Appellant insists that under this finding judgment should be rendered in his favor on his plea of the five years' statute of limitation (Rev.St. 1925, art. 5509). We do not deem a discussion of this question profitable. The opinion of the Commission of Appeals in the case of Deaton v. Rush, 113 Tex. 176, 252 S.W. 1025, adopted by the Supreme Court, goes fully into the question, and holds that a vendor's cause of action for the recovery of land, the deed to which was obtained by fraud, does not accrue until after the cancellation of such deed, and that limitation under the five years' statute does not begin to run against the vendor until such deed is canceled. No right to maintain an action for the land exists until the deed is set aside. Judgment for appellant cannot be rendered on this ground.
Appellant insists that the judgment of the trial court should be reversed and here rendered in his favor upon another ground. The evidence discloses that, after appellant acquired the deed from appellees, he deeded the land to his mother; that other heirs of appellant's father also deeded their interest to their mother; and that thereafter appellant's mother deeded the entire tract to him. Appellant's mother was an innocent purchaser without any notice of the alleged fraud, and the argument is made here that appellant is protected by the bona fides of his mother, whose title he acquired.

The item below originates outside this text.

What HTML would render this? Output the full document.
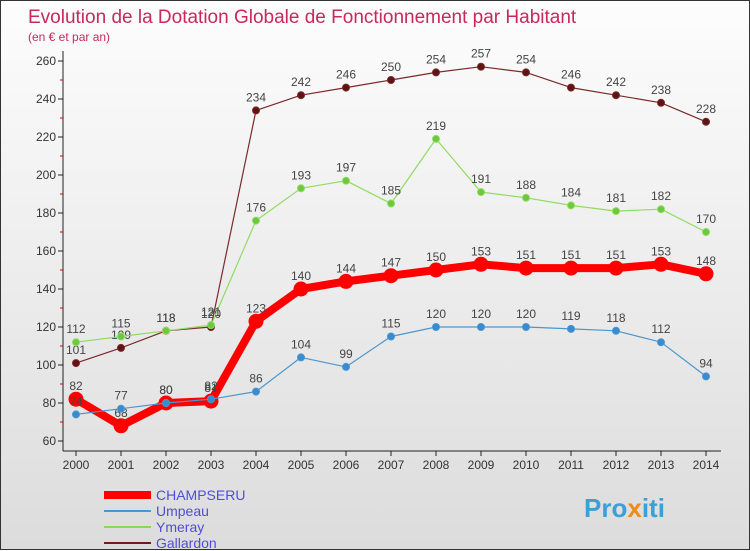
<!DOCTYPE html>
<html><head><meta charset="utf-8"><style>
body{margin:0}
#c{width:750px;height:550px;position:relative;background:linear-gradient(#fdfdfd,#dcdcdc);box-sizing:border-box;border:1px solid #333;font-family:"Liberation Sans",sans-serif}
</style></head><body>
<div id="c">
<svg id="s" width="750" height="550" style="position:absolute;left:0;top:0" font-family="Liberation Sans, DejaVu Sans, sans-serif">
<text x="27" y="22" font-size="19" fill="#c8285a">Evolution de la Dotation Globale de Fonctionnement par Habitant</text>
<text x="27" y="40" font-size="12" fill="#c8285a">(en € et par an)</text>
<g id="g"></g>
<g>
<line x1="103" y1="494" x2="150" y2="494" stroke="#ff0000" stroke-width="8"/>
<text x="155" y="499" font-size="14" fill="#4e4ed8">CHAMPSERU</text>
<line x1="103" y1="510" x2="150" y2="510" stroke="#4a97cf" stroke-width="2"/>
<text x="155" y="515" font-size="14" fill="#4e4ed8">Umpeau</text>
<line x1="103" y1="526" x2="150" y2="526" stroke="#88d85a" stroke-width="2"/>
<text x="155" y="531" font-size="14" fill="#4e4ed8">Ymeray</text>
<line x1="103" y1="542" x2="150" y2="542" stroke="#6b1c1c" stroke-width="2"/>
<text x="155" y="547" font-size="14" fill="#4e4ed8">Gallardon</text>
</g>
<text x="583" y="516" font-size="26" font-weight="bold" fill="#3aa0d8">Pro<tspan fill="#f08a1c">x</tspan>iti</text>
</svg>
</div>
<script>
const years=[2000,2001,2002,2003,2004,2005,2006,2007,2008,2009,2010,2011,2012,2013,2014];
const champseru=[82,68,80,81,123,140,144,147,150,153,151,151,151,153,148];
const umpeau=[74,77,80,82,86,104,99,115,120,120,120,119,118,112,94];
const ymeray=[112,115,118,121,176,193,197,185,219,191,188,184,181,182,170];
const gallardon=[101,109,118,120,234,242,246,250,254,257,254,246,242,238,228];
const yTicks=[60,80,100,120,140,160,180,200,220,240,260];
const NS="http://www.w3.org/2000/svg";
const g=document.getElementById('g');
const X=i=>75+i*45;
const Y=v=>440-(v-60)*1.9;
function mk(t,a){const e=document.createElementNS(NS,t);for(const k in a)e.setAttribute(k,a[k]);g.appendChild(e);return e;}
let e=mk('line',{x1:62,y1:50,x2:62,y2:450,stroke:'#222','stroke-width':1});


e=mk('line',{x1:62,y1:450,x2:720,y2:450,stroke:'#222','stroke-width':1});


yTicks.forEach(v=>{
 let t=mk('line',{x1:57,y1:Y(v),x2:62,y2:Y(v),stroke:'#222'});
 
 
 if(v<260){let m=mk('line',{x1:59,y1:Y(v+10),x2:62,y2:Y(v+10),stroke:'#d00'});
 
 }
 let l=mk('text',{x:55,y:Y(v)+4,'font-size':12,fill:'#333','text-anchor':'end'});l.textContent=v;
 
 
});
years.forEach((y,i)=>{
 let t=mk('line',{x1:X(i),y1:450,x2:X(i),y2:455,stroke:'#222'});
 
 
 let l=mk('text',{x:X(i),y:468,'font-size':12,fill:'#333','text-anchor':'middle'});l.textContent=y;
 
 
});
function series(name,data,color,w,r,dot){
 const p=mk('polyline',{points:data.map((v,i)=>X(i)+','+Y(v)).join(' '),fill:'none',stroke:color,'stroke-width':w,'stroke-linejoin':'round'});
 
 
 data.forEach((v,i)=>{
  const c=mk('circle',{cx:X(i),cy:Y(v),r:r,fill:dot,stroke:color,'stroke-width':1});
  
  
  const t=mk('text',{x:X(i),y:Y(v)-9,'font-size':12,fill:'#444','text-anchor':'middle'});t.textContent=v;
  
  
 });
}
series('gallardon',gallardon,'#7a2a2a',1.2,3.5,'#5e1414');
series('ymeray',ymeray,'#90dc60',1.2,3.5,'#6cc83c');
series('champseru',champseru,'#ff0000',8,7,'#ff0000');
series('umpeau',umpeau,'#4a97cf',1.2,3.5,'#3a8ad0');
</script>
</body></html>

It is a general rule applied in many Texas cases that if a second purchaser with notice acquires title from a former purchaser who was without notice and bona fide, he succeeds to all the rights of his immediate grantor. But this general rule has a well established exception. This exception is stated in Pomeroy's Equity Jurisprudence (4th Ed.) vol. 2, § 754, as follows:
"This exception is that such a title cannot be conveyed, free from the prior equities, back to a former owner who was charged with notice. If A holding a title affected with notice, conveys to B, a bona fide purchaser, and afterwards takes a reconveyance to himself, all the equities revive and attach to the land in his hands, since the doctrine requires not only valuable consideration and absence of notice, but also good faith."
This rule is well supported by the many authorities cited thereunder. One of those authorities, Rogers v. Lindsey, 13 How. (54 U.S.) 441, 14 L.Ed. 215, states the rule and exception in this language:
"A purchaser with notice may protect himself by obtaining the title of a purchaser for a valuable consideration without notice, unless he be the original party to the fraud. The bona fide purchase purges away the equity from the title in the hands of all persons who may obtain a derivative title, except it be that of the original party, whose conscience stands bound by the violation of the trust, and a meditated fraud."

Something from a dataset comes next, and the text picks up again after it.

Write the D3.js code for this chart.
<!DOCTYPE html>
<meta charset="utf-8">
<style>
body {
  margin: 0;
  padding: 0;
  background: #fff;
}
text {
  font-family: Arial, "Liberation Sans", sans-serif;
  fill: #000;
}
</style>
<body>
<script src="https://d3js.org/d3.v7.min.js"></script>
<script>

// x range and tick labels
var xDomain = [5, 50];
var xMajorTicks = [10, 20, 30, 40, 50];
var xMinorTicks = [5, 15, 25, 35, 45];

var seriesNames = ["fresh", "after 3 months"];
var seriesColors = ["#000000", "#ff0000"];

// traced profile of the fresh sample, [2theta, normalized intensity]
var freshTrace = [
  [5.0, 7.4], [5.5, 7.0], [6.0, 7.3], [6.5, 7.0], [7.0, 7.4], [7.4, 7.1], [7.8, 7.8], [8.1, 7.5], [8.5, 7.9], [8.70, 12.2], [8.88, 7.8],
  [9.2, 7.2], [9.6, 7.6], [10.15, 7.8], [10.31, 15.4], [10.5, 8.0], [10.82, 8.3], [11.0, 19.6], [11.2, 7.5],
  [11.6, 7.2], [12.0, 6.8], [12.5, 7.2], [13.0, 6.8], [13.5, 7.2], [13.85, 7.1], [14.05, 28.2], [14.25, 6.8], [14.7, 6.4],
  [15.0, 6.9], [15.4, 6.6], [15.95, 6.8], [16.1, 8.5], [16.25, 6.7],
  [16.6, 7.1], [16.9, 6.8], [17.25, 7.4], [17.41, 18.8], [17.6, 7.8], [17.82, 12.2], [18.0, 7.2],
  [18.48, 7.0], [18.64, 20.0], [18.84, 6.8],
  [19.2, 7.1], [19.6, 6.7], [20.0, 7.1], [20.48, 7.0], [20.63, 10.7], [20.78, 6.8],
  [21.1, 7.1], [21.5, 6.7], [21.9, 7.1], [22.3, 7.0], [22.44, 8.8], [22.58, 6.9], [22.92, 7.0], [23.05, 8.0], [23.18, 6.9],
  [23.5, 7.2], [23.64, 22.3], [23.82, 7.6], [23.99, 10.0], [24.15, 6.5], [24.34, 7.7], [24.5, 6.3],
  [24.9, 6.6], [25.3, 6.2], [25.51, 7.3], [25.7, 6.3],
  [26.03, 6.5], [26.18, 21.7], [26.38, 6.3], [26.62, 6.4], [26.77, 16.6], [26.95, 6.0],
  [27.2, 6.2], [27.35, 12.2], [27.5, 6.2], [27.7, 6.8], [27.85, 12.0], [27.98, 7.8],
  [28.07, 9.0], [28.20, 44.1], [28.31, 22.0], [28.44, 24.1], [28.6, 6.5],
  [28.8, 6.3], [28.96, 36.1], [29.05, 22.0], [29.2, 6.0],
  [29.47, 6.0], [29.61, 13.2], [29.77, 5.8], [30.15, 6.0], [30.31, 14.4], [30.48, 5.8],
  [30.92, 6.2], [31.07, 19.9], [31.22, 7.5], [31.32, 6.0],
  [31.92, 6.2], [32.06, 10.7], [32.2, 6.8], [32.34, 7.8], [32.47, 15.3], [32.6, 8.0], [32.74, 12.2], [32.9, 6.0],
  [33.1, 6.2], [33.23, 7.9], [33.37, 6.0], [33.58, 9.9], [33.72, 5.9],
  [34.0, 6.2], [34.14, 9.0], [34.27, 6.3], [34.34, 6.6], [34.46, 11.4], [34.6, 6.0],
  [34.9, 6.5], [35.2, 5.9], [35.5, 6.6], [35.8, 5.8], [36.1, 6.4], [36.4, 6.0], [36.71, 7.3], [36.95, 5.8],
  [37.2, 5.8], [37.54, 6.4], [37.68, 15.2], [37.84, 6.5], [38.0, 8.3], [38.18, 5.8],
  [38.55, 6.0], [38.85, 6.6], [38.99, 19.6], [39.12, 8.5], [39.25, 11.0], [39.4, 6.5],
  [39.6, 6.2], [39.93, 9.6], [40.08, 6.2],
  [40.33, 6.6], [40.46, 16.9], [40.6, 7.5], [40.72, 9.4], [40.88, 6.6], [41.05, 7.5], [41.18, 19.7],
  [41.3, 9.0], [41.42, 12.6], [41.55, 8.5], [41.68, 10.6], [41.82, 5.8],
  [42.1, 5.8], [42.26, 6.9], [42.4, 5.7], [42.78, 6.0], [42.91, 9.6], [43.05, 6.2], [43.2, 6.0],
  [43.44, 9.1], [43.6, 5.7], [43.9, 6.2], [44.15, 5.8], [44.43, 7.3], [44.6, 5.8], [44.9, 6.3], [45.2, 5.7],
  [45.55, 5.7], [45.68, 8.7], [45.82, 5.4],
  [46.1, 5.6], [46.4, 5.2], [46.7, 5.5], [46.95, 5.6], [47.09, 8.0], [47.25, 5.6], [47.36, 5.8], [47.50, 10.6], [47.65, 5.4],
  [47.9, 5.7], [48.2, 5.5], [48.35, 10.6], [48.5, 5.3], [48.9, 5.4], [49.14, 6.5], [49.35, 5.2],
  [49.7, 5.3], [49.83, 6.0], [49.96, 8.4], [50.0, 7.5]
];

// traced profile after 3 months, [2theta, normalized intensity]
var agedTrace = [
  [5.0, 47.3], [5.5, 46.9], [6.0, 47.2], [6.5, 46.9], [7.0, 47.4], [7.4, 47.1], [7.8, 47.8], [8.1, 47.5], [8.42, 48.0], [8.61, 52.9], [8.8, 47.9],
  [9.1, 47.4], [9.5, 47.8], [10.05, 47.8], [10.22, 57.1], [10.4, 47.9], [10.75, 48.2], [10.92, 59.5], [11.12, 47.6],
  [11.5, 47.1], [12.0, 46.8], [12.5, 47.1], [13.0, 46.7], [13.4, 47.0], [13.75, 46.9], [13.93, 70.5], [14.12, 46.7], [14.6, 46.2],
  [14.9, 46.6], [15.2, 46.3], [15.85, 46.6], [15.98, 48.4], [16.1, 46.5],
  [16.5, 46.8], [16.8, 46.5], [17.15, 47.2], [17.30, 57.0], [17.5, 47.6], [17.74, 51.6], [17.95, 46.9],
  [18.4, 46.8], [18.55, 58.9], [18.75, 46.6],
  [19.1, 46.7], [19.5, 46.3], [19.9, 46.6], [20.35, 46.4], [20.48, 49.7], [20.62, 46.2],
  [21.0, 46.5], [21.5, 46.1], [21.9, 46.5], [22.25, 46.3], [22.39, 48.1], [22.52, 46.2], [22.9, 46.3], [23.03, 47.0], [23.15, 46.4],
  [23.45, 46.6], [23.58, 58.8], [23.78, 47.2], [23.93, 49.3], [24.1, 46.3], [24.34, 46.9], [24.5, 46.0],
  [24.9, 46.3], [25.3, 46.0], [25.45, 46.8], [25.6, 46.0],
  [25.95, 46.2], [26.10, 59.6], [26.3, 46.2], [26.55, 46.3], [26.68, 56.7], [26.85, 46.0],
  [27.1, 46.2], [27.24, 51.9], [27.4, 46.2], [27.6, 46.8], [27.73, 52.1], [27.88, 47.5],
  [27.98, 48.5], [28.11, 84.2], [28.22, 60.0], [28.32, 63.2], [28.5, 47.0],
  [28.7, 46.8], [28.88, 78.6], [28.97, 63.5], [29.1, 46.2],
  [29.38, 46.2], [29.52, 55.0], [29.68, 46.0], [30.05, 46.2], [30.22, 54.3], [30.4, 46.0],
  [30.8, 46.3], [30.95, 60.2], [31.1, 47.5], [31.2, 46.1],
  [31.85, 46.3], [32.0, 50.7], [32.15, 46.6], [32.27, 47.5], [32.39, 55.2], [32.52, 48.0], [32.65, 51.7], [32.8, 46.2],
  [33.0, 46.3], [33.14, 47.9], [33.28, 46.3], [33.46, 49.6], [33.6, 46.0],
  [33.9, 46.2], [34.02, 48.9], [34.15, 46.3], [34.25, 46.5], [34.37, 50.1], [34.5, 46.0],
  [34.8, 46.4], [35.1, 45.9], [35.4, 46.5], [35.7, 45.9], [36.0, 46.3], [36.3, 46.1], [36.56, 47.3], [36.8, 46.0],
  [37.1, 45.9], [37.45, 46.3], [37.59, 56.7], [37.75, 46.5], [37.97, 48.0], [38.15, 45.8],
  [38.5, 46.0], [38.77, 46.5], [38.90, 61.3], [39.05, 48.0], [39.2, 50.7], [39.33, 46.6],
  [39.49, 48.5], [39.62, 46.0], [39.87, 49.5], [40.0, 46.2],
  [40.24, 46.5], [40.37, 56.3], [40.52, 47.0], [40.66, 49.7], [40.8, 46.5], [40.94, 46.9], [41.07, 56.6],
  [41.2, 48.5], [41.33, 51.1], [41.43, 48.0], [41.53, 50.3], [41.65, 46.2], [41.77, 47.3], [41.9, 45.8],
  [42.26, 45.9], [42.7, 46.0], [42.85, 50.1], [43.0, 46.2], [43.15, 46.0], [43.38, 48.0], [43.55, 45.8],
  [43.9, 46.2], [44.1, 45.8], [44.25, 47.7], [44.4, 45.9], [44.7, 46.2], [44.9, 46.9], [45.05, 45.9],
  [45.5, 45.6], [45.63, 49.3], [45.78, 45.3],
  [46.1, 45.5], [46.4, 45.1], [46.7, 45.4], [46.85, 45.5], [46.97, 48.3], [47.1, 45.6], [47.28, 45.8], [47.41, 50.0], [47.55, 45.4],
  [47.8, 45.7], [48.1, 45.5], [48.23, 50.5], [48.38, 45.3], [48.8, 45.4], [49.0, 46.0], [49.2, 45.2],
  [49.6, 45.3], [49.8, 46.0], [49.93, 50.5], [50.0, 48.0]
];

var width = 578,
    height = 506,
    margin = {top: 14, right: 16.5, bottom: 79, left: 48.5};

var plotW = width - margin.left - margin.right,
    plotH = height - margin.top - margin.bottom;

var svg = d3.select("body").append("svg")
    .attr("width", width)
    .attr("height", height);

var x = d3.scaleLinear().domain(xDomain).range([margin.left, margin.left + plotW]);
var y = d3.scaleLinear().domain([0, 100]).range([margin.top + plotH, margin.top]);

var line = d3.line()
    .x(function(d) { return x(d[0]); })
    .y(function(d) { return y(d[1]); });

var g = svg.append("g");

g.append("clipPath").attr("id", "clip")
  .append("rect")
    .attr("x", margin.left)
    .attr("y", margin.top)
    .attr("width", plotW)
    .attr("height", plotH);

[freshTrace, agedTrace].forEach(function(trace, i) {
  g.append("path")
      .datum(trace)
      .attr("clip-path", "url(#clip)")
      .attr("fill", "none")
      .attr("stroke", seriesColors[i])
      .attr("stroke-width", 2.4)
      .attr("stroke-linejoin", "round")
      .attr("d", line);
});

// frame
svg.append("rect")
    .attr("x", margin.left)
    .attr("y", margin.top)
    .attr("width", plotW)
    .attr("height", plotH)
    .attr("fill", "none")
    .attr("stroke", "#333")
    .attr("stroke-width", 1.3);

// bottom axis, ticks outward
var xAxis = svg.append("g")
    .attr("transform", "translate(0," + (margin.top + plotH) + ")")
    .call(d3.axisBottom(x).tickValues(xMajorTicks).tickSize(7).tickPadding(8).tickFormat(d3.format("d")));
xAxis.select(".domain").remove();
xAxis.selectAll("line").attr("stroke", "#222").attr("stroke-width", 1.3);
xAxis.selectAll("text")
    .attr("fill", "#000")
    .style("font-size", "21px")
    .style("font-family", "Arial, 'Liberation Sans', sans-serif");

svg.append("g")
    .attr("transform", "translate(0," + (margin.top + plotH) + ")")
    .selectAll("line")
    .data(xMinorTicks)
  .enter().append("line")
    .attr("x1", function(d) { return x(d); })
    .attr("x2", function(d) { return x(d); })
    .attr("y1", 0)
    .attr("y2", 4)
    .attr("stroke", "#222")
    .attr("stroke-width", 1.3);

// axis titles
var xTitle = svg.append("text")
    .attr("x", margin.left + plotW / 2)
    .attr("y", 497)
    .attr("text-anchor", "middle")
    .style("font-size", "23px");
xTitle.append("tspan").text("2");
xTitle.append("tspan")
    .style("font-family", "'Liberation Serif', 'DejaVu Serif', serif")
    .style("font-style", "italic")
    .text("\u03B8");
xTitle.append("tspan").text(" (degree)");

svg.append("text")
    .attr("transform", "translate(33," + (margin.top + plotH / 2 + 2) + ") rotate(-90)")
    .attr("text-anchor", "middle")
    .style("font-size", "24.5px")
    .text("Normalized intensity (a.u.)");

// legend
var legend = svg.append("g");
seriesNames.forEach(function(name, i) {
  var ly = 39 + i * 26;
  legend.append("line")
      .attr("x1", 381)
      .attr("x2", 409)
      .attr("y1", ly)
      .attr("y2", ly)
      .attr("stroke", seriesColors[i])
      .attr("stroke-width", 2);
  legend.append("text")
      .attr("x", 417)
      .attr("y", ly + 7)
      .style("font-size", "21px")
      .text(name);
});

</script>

We cannot render judgment for appellant on this ground.
We overrule the contention of appellant that the case should be rendered on his plea of four years' limitation. Appellees alleged fraud in their petition, and the jury found that appellees discovered, or could have discovered by reasonable diligence, that the Jones county land was included in their deed on or about September, 1926. It is well established that in a suit based upon fraud, limitation will not run until the fraud is discovered, or by reasonable diligence should have been discovered. Burney v. Burney (Tex.Civ.App.) 261 S.W. 182, and authorities there cited.
The other questions discussed in appellant's brief will probably not arise upon another trial, and need not, therefore, be disposed of in this opinion.
The judgment of the trial court will be reversed and the cause remanded.